Apple’s products have so much influence in mainland China that its lawmakers fret openly about how to match the company’s innovations.

Once a year, 3,000 parliamentary representatives of the various districts of China meet in the Great Hall of the People in Beijing. This year some brought iPads, and many had iPhones – a must-have item among China’s urban elite. A few of these iOS-toting lawmakers asked: Where is the Apple Inc. of China?

Apple Store, Shanghai
(cc) HeyItsWilliam

To an American, it’s a silly question on its face. Apple is one-of-a-kind even in the country that spawned it – you might as well ask why Germany or Japan or even Cleveland lacks a company like Apple.

The question smacks of an almost cargo-cult mentality. It seems born of a notion that just because a country achieves the trappings of an information-age society – a certain level of economic productivity, an educated populace – it should automatically spawn everything that the largest pioneer of that sort of development already possesses.

China’s centralized bureaucracy, which always manages to issue pronouncements that sound exactly like they were written by engineers trapped in an autocratic state, even after being filtered through Xinhua and translated into English, has gone through analogous paroxysms of jealousy and self-doubt before.

Most memorably, perhaps, when the film Titanic swept the country. Until recently, it was the highest-grossing film in China ever. Its plot, in which a proletarian gets the girl, makes a fool of the scheming, elitist capitalists and dies a hero, seemed tailor-made to appeal to the Communist Party line. The then-president Jiang Zemin praised the film and challenged Chinese filmmakers to do better.

But of course you don’t get a film like Titanic or an object like the iPod simply by urging your comrades to work harder, as if you were trying to meet a quota for bushels of wheat or tons of iron. This is where every problem an industrial civilization might face begins to look like a nail to the hammer of centralized planning.

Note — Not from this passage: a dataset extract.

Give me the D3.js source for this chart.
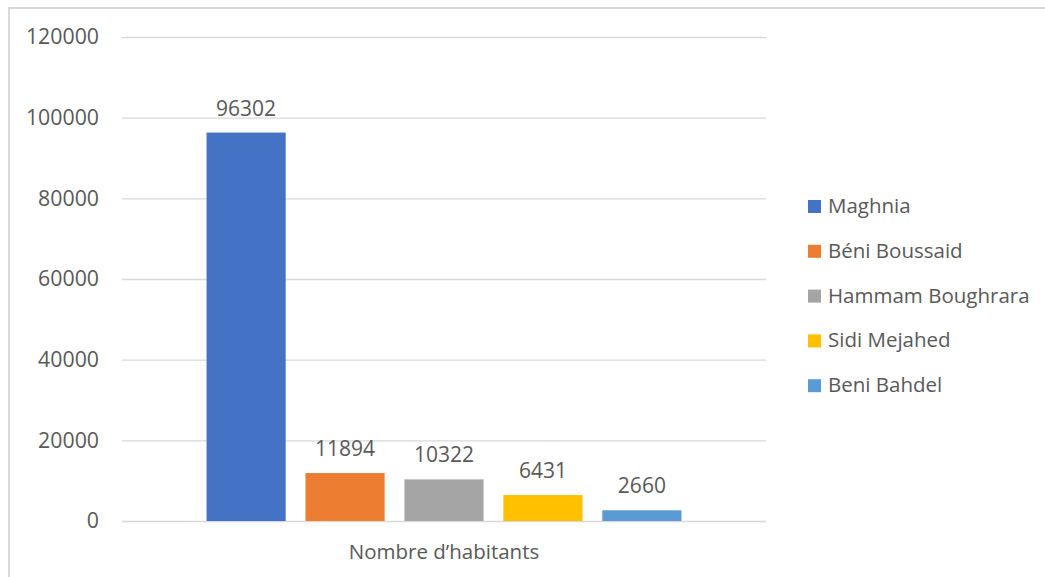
<!DOCTYPE html>
<html>
<head>
<meta charset="utf-8">
<script src="https://cdn.jsdelivr.net/npm/d3@7"></script>
<style>
  html, body { margin: 0; padding: 0; background: #fff; }
  svg { display: block; }
  text { font-family: "Open Sans", "Noto Sans", sans-serif; fill: #595959; }
</style>
</head>
<body>
<script>
// Population by commune
const category = "Nombre d’habitants";
const communes = ["Maghnia", "Béni Boussaid", "Hammam Boughrara", "Sidi Mejahed", "Beni Bahdel"];
const habitants = [96302, 11894, 10322, 6431, 2660];
const colors = ["#4472C4", "#ED7D31", "#A5A5A5", "#FFC000", "#5B9BD5"];
const yTicks = [0, 20000, 40000, 60000, 80000, 100000, 120000];

const W = 1045, H = 577;
const plot = { left: 122, right: 766, top: 37, bottom: 521 };

const svg = d3.select("body").append("svg").attr("width", W).attr("height", H);

// Outer frame (top and left edges visible)
svg.append("path")
  .attr("d", `M9,${H} L9,8 L${W},8`)
  .attr("fill", "none").attr("stroke", "#d9d9d9").attr("stroke-width", 2);

const y = d3.scaleLinear().domain([0, 120000]).range([plot.bottom, plot.top]);
const x0 = d3.scaleBand().domain([category]).range([plot.left, plot.right]).paddingInner(0).paddingOuter(0.178);
const x1 = d3.scaleBand().domain(communes).range([0, x0.bandwidth()]).paddingInner(0.2);

// Gridlines and tick labels
const yAxis = d3.axisLeft(y).tickValues(yTicks).tickSize(-(plot.right - plot.left)).tickPadding(23).tickFormat(d3.format("d"));
const gy = svg.append("g").attr("transform", `translate(${plot.left},0)`).call(yAxis);
gy.select(".domain").remove();
gy.selectAll(".tick line").attr("stroke", "#d9d9d9").attr("stroke-width", 1.3);
gy.selectAll(".tick text").attr("font-size", 21.3).style("fill", "#595959").attr("font-family", "'Open Sans', sans-serif");

// Bars
const g = svg.append("g").attr("transform", `translate(${x0(category)},0)`);
g.selectAll("rect").data(communes).join("rect")
  .attr("x", d => x1(d))
  .attr("y", (d, i) => y(habitants[i]))
  .attr("width", x1.bandwidth())
  .attr("height", (d, i) => y(0) - y(habitants[i]))
  .attr("fill", (d, i) => colors[i]);

// Value labels
g.selectAll("text.val").data(communes).join("text")
  .attr("class", "val")
  .attr("x", d => x1(d) + x1.bandwidth() / 2)
  .attr("y", (d, i) => y(habitants[i]) - 17)
  .attr("text-anchor", "middle")
  .attr("font-size", 21)
  .text((d, i) => habitants[i]);

// Category label
svg.append("text")
  .attr("x", x0(category) + x0.bandwidth() / 2)
  .attr("y", 559)
  .attr("text-anchor", "middle")
  .attr("font-size", 20.5)
  .text(category);

// Legend
const legend = svg.append("g").attr("transform", "translate(808,206)");
const items = legend.selectAll("g").data(communes).join("g")
  .attr("transform", (d, i) => `translate(0,${i * 44.8})`);
items.append("rect").attr("x", 0).attr("y", -6).attr("width", 13).attr("height", 13)
  .attr("fill", (d, i) => colors[i]);
items.append("text").attr("x", 20).attr("y", 7).attr("font-size", 20.5).text(d => d);
</script>
</body>
</html>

It’s absurd to think that anyone could simply will into existence Hollywood or Silicon Valley. They are their own peculiar, path-dependent phenomena, and anyway, they probably wouldn’t exist without tremendous waste and even inequality elsewhere in American society. In other words, even for what they are, the conditions that brought them about aren’t necessarily what everyone else should aspire to.

If China’s government really wants to spawn the next Apple – a company that proves that at least sometimes, the Great Man theory of history has yet to be completely disproved – it could require changes in China’s social fabric so monumental they would render the country’s political landscape almost unrecognizable.

Jobs was a Beatles-obsessed fruititarian hippy who returned from a pilgrimage to India to sell his Volkswagen bus to fund a startup that would create a computer he hoped would literally start a revolution. Can you possibly imagine a story that is any less possible in a country whose liberalization has so far been limited to a narrow vision of cynical, unconstrained hypercapitalism?

If China wants Apple, it may have to achieve democracy, transparency and an inversion of its citizens’ obeisance to hierarchy, first. It’s as simple as that.